Sick of Tweeting? Try One of These Twitter Alternatives!

October 19, 2010, By Christian Cawley

Twitter is a popular online service which allows users to “microblog” – basically they make statements, observations and share links in 140 characters. This doesn’t sound like much but it is a remarkably popular service, now playing host to celebrities, press agencies and even sportsmen.

It is one of the big successes of the current Internet age – but with this increase in popularity comes negativity. Along with the endless commercial interests that are gaining a foothold in Twitter to promote their latest wares, the platform has a bit of a spam problem. Basically what happens is that someone follows you and soon mentions you in one of their posts along with a shortened URL to the webpage they want you to see. This might be a legitimate site or it might be a spoofed site designed for phishing.

Either way, there are alternatives to Twitter that allow you to stick to the brief microblogging that you’re used to.

Tumblr – a Top Alternative to Twitter

It’s strange that Twitter has become so popular, and one of the main reasons for this can only have been the initial ease with which it was possible to send tweets from a mobile phone, with or without a data connection.

Although Twitter is becoming more and more multimedia friendly [LINK] Tumblr has been offering this sort of functionality from the off. Signup is easy (just visit www.tumblr.com) and you can quickly add text, images, quotes, share web links, or add audio and video clips without the inconvenience of uploading to a third party website.

Tumblr layouts are also configurable, so unlike Twitter where they only thing you can customize is the background image, with Tumblr a variety of layouts and backgrounds can be used.

Plurk – What’s Going On?

A quite different take on the whole microblogging/Twitter method online social interaction, Plurk has an initially confusing sideways scrolling timeline.

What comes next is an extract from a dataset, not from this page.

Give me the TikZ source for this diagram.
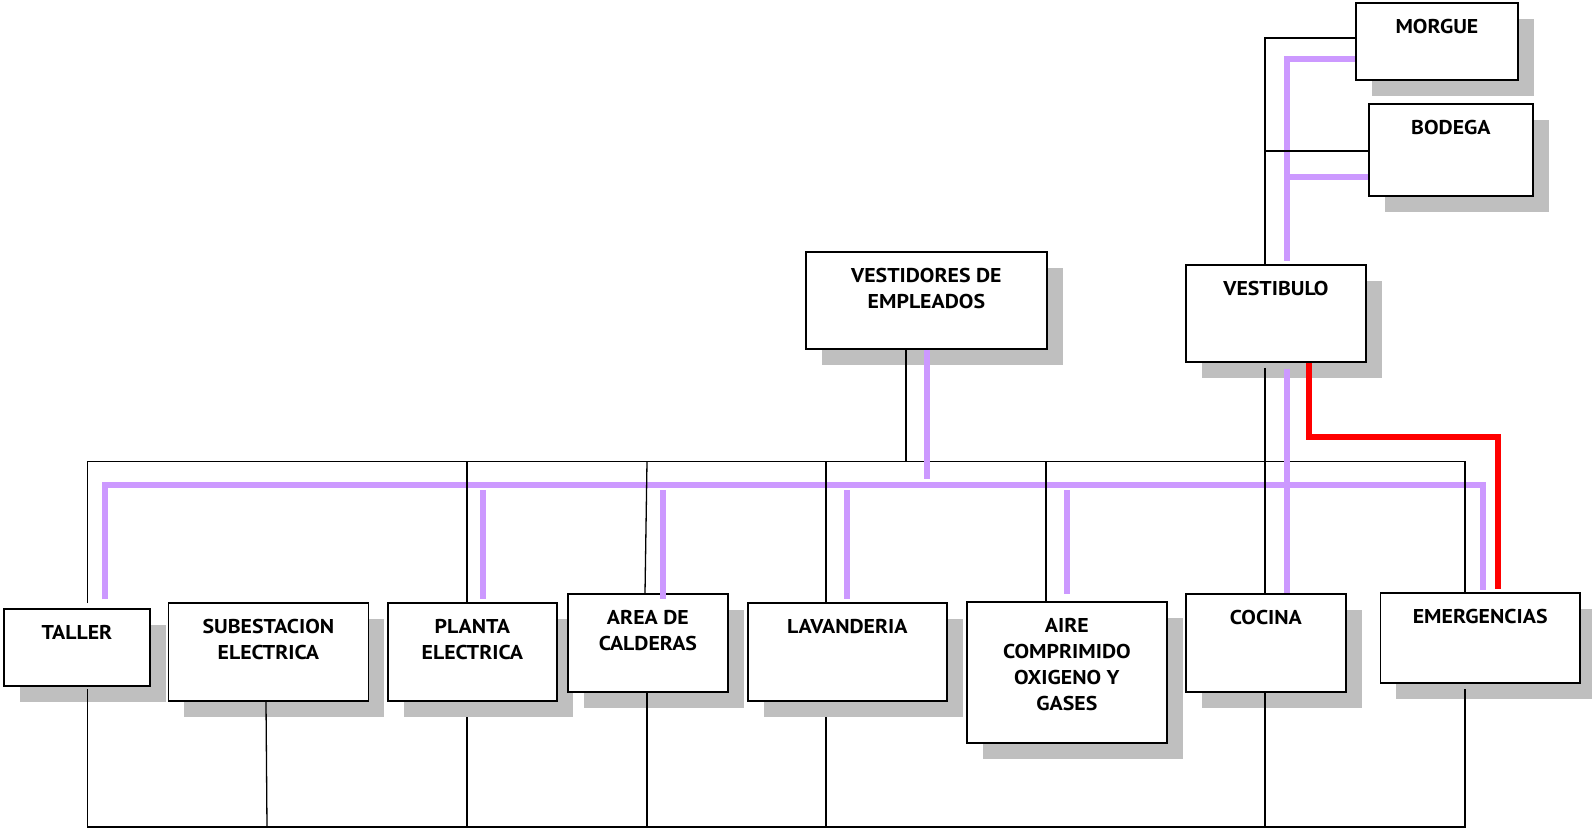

Private “Plurks” are available, and you can also add Twitter, Yahoo and Facebook status integration to Plurk, saving you the trouble of updating these services as well. You can invite friends to use Plurk add photos and even use its search facility to find people and subjects. Like Twitter, Plurk has a variety of mobile apps supporting access to it on the move. Unlike Twitter however, Plurk can seem rather quiet; it seems to be a potentially powerful tool that without better support might end up as nothing more than a Twitter client.

Google Buzz

Relatively new from the search giants is Google Buzz, a new way to send social updates and microblogs. Whereas Twitter is limited to the old 140 characters, Google Buzz doesn’t seem to have a limit. Using Google Buzz you can add websites such as a Blogger blog or your Twitter account, saving you the time and effort of manually posting on Twitter (which if you’ve fallen out of love with it, you probably won’t be doing anyway). If you’re sticking with Twitter, your tweets will appear as updates in Google Buzz.

If you like posting images to your followers, Flickr and Picasa accounts can also be added to Google Buzz, whereas photos from your hard drive can be posted directly using Buzz.